The Diocese of Toronto has given a $250,000 grant to the Anishnawbe Health Foundation to help build a new Indigenous health and cultural centre in Toronto. Diocesan Council approved the funding at its meeting on May 24.
The gift will come out of the diocese’s Ministry Allocation Fund, 10 per cent of which is tithed to projects or ministries outside the diocesan budget. Previous grants have included $100,000 to the Diocese of Athabasca to help youth after the fire in Fort McMurray, $500,000 for refugee sponsorship, and $100,000 to replenish the national church’s Anglican Healing Fund.
The new centre, which will be built near Front and Cherry streets in the city’s West Don lands, will include healing gardens and outdoor therapeutic spaces, meeting and counselling space, a Family, Child and Youth unit, expanded services for LGBTQ clients and palliative care services.
The centre will be owned and operated by Anishnawbe Health Toronto (AHT), which provides traditional health and healing programs for First Nations, Metis and Inuit people and their non-Indigenous family members in Toronto. Founded in 1987, AHT is Canada’s first fully accredited Indigenous community health service.
“We’re really excited to have this tremendous support from the Anglican Church,” says Julie Cookson, the executive director of the Anishnawbe Health Foundation, the fundraising arm of AHT. “We’re grateful that this has come forward and we’re hopeful this campaign is the start of a friendship between AHT and the Indigenous community and other groups across the city.”
Toronto has about 70,000 Indigenous people, the largest and most diverse Aboriginal community in Ontario. According to a recent study, 90 per cent of the community lives at or below Canada’s low-income line and one-third are precariously housed or homeless; chronic health issues such as diabetes, asthma and arthritis are much more prevalent than in the general population. Mental health issues affect 80-90 per cent of AHT’s clients.
AHT currently provides services at three locations in Toronto, including its main centre at 225 Queen St. E. The organization plans to move all its services to the new building in the West Don lands. Construction is expected to begin in 2019 with completion by the end of 2020.
The total cost of the project will be $31 million, with $17 million coming from Ontario’s Ministry of Health and Long Term Care’s capital program, an estimated $4 million from the sale of AHT’s Queen Street property and other government sources, and $10 million from a public fundraising campaign. The land was a legacy gift of the Pan Am and Parapan Am Games, held in Toronto in 2015.
Ms. Cookson says the new building will convey the cultural richness of the Indigenous community and foster reconciliation through the reclamation and restoration of traditional healing practices. One of the Truth and Reconciliation’s Calls to Action (#61) calls on churches, in collaboration with Indigenous organizations, to establish funding for healing and reconciliation projects at the local level.

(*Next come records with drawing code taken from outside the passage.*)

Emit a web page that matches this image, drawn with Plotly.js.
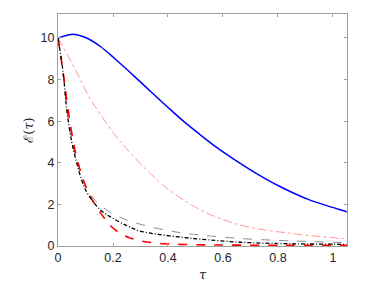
<!DOCTYPE html>
<html>
<head>
<meta charset="utf-8">
<script src="https://cdn.plot.ly/plotly-3.0.1.min.js"></script>
<style>html,body{margin:0;padding:0;background:#fff;}#plot{width:386px;height:290px;}</style>
</head>
<body>
<div id="plot"></div>
<script>
// Blue solid curve
const tauBlue = [0, 0.03, 0.062, 0.1, 0.153, 0.207, 0.274, 0.335, 0.395, 0.456, 0.516, 0.577, 0.65, 0.73, 0.807, 0.91, 1.05];
const eBlue   = [10, 10.12, 10.17, 10.02, 9.6, 9.0, 8.2, 7.45, 6.72, 6.0, 5.36, 4.74, 4.08, 3.42, 2.86, 2.24, 1.65];

// Light red thin dash-dot curve
const tauPink = [0, 0.062, 0.116, 0.153, 0.207, 0.244, 0.3, 0.38, 0.456, 0.516, 0.565, 0.662, 0.75, 0.844, 0.93, 1.025, 1.05];
const ePink   = [10, 8.5, 7.1, 6.35, 5.34, 4.75, 3.95, 2.95, 2.21, 1.75, 1.45, 1.01, 0.78, 0.61, 0.48, 0.37, 0.35];

// Gray dashed curve
const tauGray = [0, 0.019, 0.032, 0.05, 0.068, 0.098, 0.128, 0.16, 0.2, 0.25, 0.298, 0.37, 0.45, 0.516, 0.662, 0.8, 0.9, 1.05];
const eGray   = [10, 8.3, 6.6, 5.1, 4.15, 3.0, 2.3, 1.9, 1.55, 1.25, 1.05, 0.82, 0.63, 0.53, 0.36, 0.27, 0.22, 0.16];

// Black dash-dot curve
const tauBlack = [0, 0.019, 0.032, 0.05, 0.068, 0.086, 0.104, 0.128, 0.153, 0.189, 0.25, 0.298, 0.37, 0.45, 0.516, 0.662, 0.8, 0.9, 1.05];
const eBlack   = [10, 8.3, 6.54, 5.0, 4.0, 3.17, 2.6, 2.13, 1.75, 1.41, 0.98, 0.72, 0.55, 0.42, 0.33, 0.18, 0.12, 0.1, 0.08];

// Red dashed curve
const tauRed = [0, 0.02, 0.037, 0.062, 0.092, 0.11, 0.128, 0.14, 0.165, 0.19, 0.225, 0.26, 0.3, 0.35, 0.4, 0.5, 0.6, 0.8, 1.05];
const eRed   = [10, 8.2, 6.54, 4.6, 3.17, 2.6, 2.13, 1.9, 1.4, 0.98, 0.62, 0.4, 0.25, 0.15, 0.1, 0.06, 0.045, 0.035, 0.03];

const xTicks = [0, 0.2, 0.4, 0.6, 0.8, 1];
const xTickText = ['0', '0.2', '0.4', '0.6', '0.8', '1'];
const yTicks = [0, 2, 4, 6, 8, 10];

const traces = [
  {x: tauPink, y: ePink, mode: 'lines', line: {color: '#ff8c8c', width: 0.9, dash: 'dashdot', shape: 'spline'}},
  {x: tauGray, y: eGray, mode: 'lines', line: {color: '#8c8c8c', width: 1, dash: 'dash', shape: 'spline'}},
  {x: tauRed, y: eRed, mode: 'lines', line: {color: '#ff0000', width: 1.6, dash: 'dash', shape: 'spline'}},
  {x: tauBlack, y: eBlack, mode: 'lines', line: {color: '#000000', width: 1.3, dash: '4px,2px,1px,2px', shape: 'spline'}},
  {x: tauBlue, y: eBlue, mode: 'lines', line: {color: '#0000ff', width: 1.5, shape: 'spline'}}
];

const axisCommon = {
  showline: true, mirror: 'ticks', linecolor: '#a0a0a0', linewidth: 1,
  ticks: 'inside', ticklen: 3, tickcolor: '#a0a0a0', tickwidth: 1,
  showgrid: false, zeroline: false,
  tickfont: {family: 'Liberation Sans, Arial, sans-serif', size: 12.5, color: '#262626'},
  automargin: true
};

const layout = {
  width: 386, height: 290,
  margin: {l: 58, r: 39, t: 14, b: 44},
  paper_bgcolor: '#ffffff', plot_bgcolor: '#ffffff',
  showlegend: false,
  xaxis: Object.assign({}, axisCommon, {
    range: [0, 1.051], tickvals: xTicks, ticktext: xTickText,
    title: {text: '<i>τ</i>', font: {family: 'DejaVu Serif, serif', size: 13, color: '#262626'}, standoff: 5}
  }),
  yaxis: Object.assign({}, axisCommon, {
    range: [0, 11.15], tickvals: yTicks,
    title: {text: 'ℰ(<i>τ</i>)', font: {family: 'DejaVu Serif, serif', size: 13, color: '#262626'}, standoff: 4}
  })
};

Plotly.newPlot('plot', traces, layout, {staticPlot: true, displayModeBar: false});
</script>
</body>
</html>
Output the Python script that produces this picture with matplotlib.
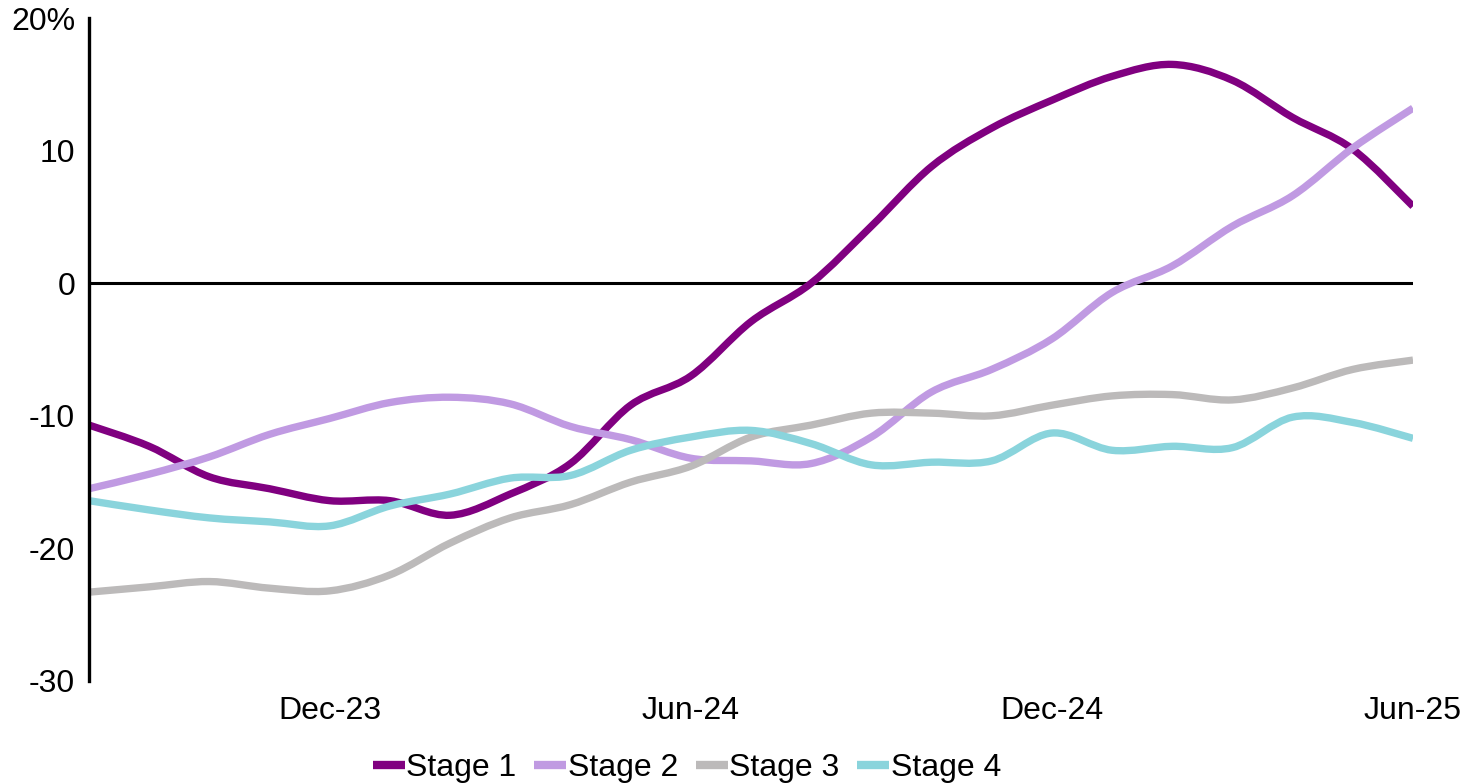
import numpy as np
import matplotlib
matplotlib.use("Agg")
import matplotlib.pyplot as plt
from matplotlib.path import Path
from matplotlib.patches import PathPatch
from matplotlib.lines import Line2D

plt.rcParams['font.family'] = ['Liberation Sans', 'DejaVu Sans']
plt.rcParams['font.size'] = 23

# monthly data, Aug-23 .. Jun-25 (% y/y)
months = ['Aug-23', 'Sep-23', 'Oct-23', 'Nov-23', 'Dec-23', 'Jan-24', 'Feb-24',
          'Mar-24', 'Apr-24', 'May-24', 'Jun-24', 'Jul-24', 'Aug-24', 'Sep-24',
          'Oct-24', 'Nov-24', 'Dec-24', 'Jan-25', 'Feb-25', 'Mar-25', 'Apr-25',
          'May-25', 'Jun-25']
stage1 = [-10.7, -12.3, -14.6, -15.5, -16.4, -16.4, -17.5, -15.9, -13.6, -9.2, -7.0,
          -2.9, 0.0, 4.3, 8.8, 11.7, 13.8, 15.6, 16.5, 15.3, 12.5, 10.1, 5.8]
stage2 = [-15.5, -14.4, -13.1, -11.4, -10.2, -9.0, -8.6, -9.1, -10.8, -11.8, -13.2,
          -13.4, -13.6, -11.6, -8.2, -6.5, -4.2, -0.7, 1.3, 4.3, 6.6, 10.2, 13.2]
stage3 = [-23.3, -22.9, -22.5, -23.0, -23.2, -22.0, -19.6, -17.7, -16.7, -15.0, -13.8,
          -11.6, -10.7, -9.8, -9.8, -10.0, -9.2, -8.5, -8.4, -8.8, -7.9, -6.5, -5.8]
stage4 = [-16.4, -17.1, -17.7, -18.0, -18.3, -16.8, -15.9, -14.7, -14.5, -12.6, -11.6,
          -11.1, -12.1, -13.7, -13.5, -13.4, -11.3, -12.6, -12.3, -12.4, -10.1, -10.5, -11.7]
series_names = ['Stage 1', 'Stage 2', 'Stage 3', 'Stage 4']
colors = ['#800080', '#C09AE2', '#BCBABA', '#8AD4DC']

tick_months = ['Dec-23', 'Jun-24', 'Dec-24', 'Jun-25']
y_ticks = [-30, -20, -10, 0, 10, 20]
y_labels = ['-30', '-20', '-10', '0', '10', '20%']


def smooth_path(x, y):
    # excel-style smoothed line: catmull-rom segments as cubic beziers
    pts = np.column_stack([x, y]).astype(float)
    ext = np.vstack([pts[0], pts, pts[-1]])
    verts = [pts[0]]
    codes = [Path.MOVETO]
    for i in range(len(pts) - 1):
        p0, p1, p2, p3 = ext[i], ext[i + 1], ext[i + 2], ext[i + 3]
        verts += [p1 + (p2 - p0) / 6, p2 - (p3 - p1) / 6, p2]
        codes += [Path.CURVE4] * 3
    return Path(verts, codes)


fig = plt.figure(figsize=(14.63, 7.84), dpi=100)
ax = fig.add_axes([89 / 1463, 103 / 784, (1413 - 89) / 1463, (766 - 103) / 784])

x = np.arange(len(months))
for vals, c in zip([stage1, stage2, stage3, stage4], colors):
    ax.add_patch(PathPatch(smooth_path(x, vals), fill=False, edgecolor=c,
                           lw=5.3, capstyle='butt', joinstyle='round'))

ax.axhline(0, color='black', lw=2.2, zorder=0)

ax.set_xlim(0, len(months) - 1)
ax.set_ylim(-30, 20)
ax.set_yticks(y_ticks)
ax.set_yticklabels(y_labels)
ax.set_xticks([months.index(m) for m in tick_months])
ax.set_xticklabels(tick_months)
ax.tick_params(axis='both', length=0, labelsize=23)
ax.tick_params(axis='x', pad=11)
ax.tick_params(axis='y', pad=10)

for s in ['top', 'right', 'bottom']:
    ax.spines[s].set_visible(False)
ax.spines['left'].set_linewidth(2.4)
ax.spines['left'].set_color('black')

handles = [Line2D([], [], color=c, lw=6, solid_capstyle='butt') for c in colors]
fig.legend(handles, series_names, loc='center', bbox_to_anchor=(687 / 1463, 1 - 768 / 784),
           ncol=4, frameon=False, fontsize=23, handlelength=1.0, handletextpad=0.05,
           columnspacing=0.55, borderaxespad=0, borderpad=0)

plt.savefig('out.png', dpi=100)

She says the four-storey building will be part of an “Indigenous hub” for the city. “It will be space where the Indigenous community and the city can come together and recognize the strength and beauty of Indigenous culture.”
Archbishop Colin Johnson said he was pleased that Diocesan Council approved the grant. “It recognizes the ongoing commitment of the Diocese of Toronto to healing and reconciliation – in this case specifically with Indigenous populations that live in the City of Toronto and beyond,” he said. “The urban Indigenous population is one of the most underserved, and this reaches out using money that we have raised through the sale of property to support people for whom connection to the land is so important.”
As part of its commitment to healing and reconciliation, the diocese contributed $5 million to the Indian Residential Schools Settlement and created the Robert L. Falby Memorial Endowment for Aboriginal Ministry. The diocese’s Our Faith-Our Hope campaign gave a $500,000 grant to the Council of the North and the Anglican Council of Indigenous People for healing work with clergy and caregivers in remote communities. The Rev. Chris Harper, the diocese’s Indigenous Native Priest, serves as pastor to the diocese’s Indigenous population.